Even though stalling tactics lead to greater stress and higher legal fees for both parties, many spouses still attempt to delay or extend divorce proceedings.

Reasons for delaying the divorce

A few of the most common motives for prolonging a divorce include:

  • Unwillingness to end the marriage
  • Concerns about child support, custody and visitation
  • Fear of losing financial stability
  • Punishment or revenge for events that occurred during the marriage

If these issues arise in your case, it could be because your spouse feels helpless and wants to gain control over the situation.

Common delay tactics

Uncooperative parties to a divorce may implement several strategies to hinder the progress of a case. If your spouse refuses communication, avoids process servers or changes lawyers frequently, you may start to feel trapped in the marriage. Other stalling tactics include filing frivolous motions, rescheduling court hearings and not cooperating during divorce mediation.

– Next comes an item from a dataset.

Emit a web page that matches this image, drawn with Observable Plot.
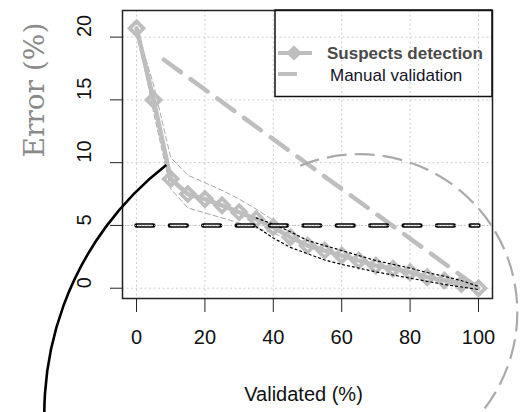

How courts handle noncompliance

Judges are astute to the obstructive practices of recalcitrant participants, and they will impose penalties for these behaviors. Not only can the court compel your spouse to participate in depositions, hearings and mediation, but they can also issue default judgments when your spouse refuses to take part in proceedings.

You should not have to stay married to someone if you do not want to. By recognizing stall tactics and knowing how to address them, you can gain momentum toward finalizing your divorce and moving on with your life.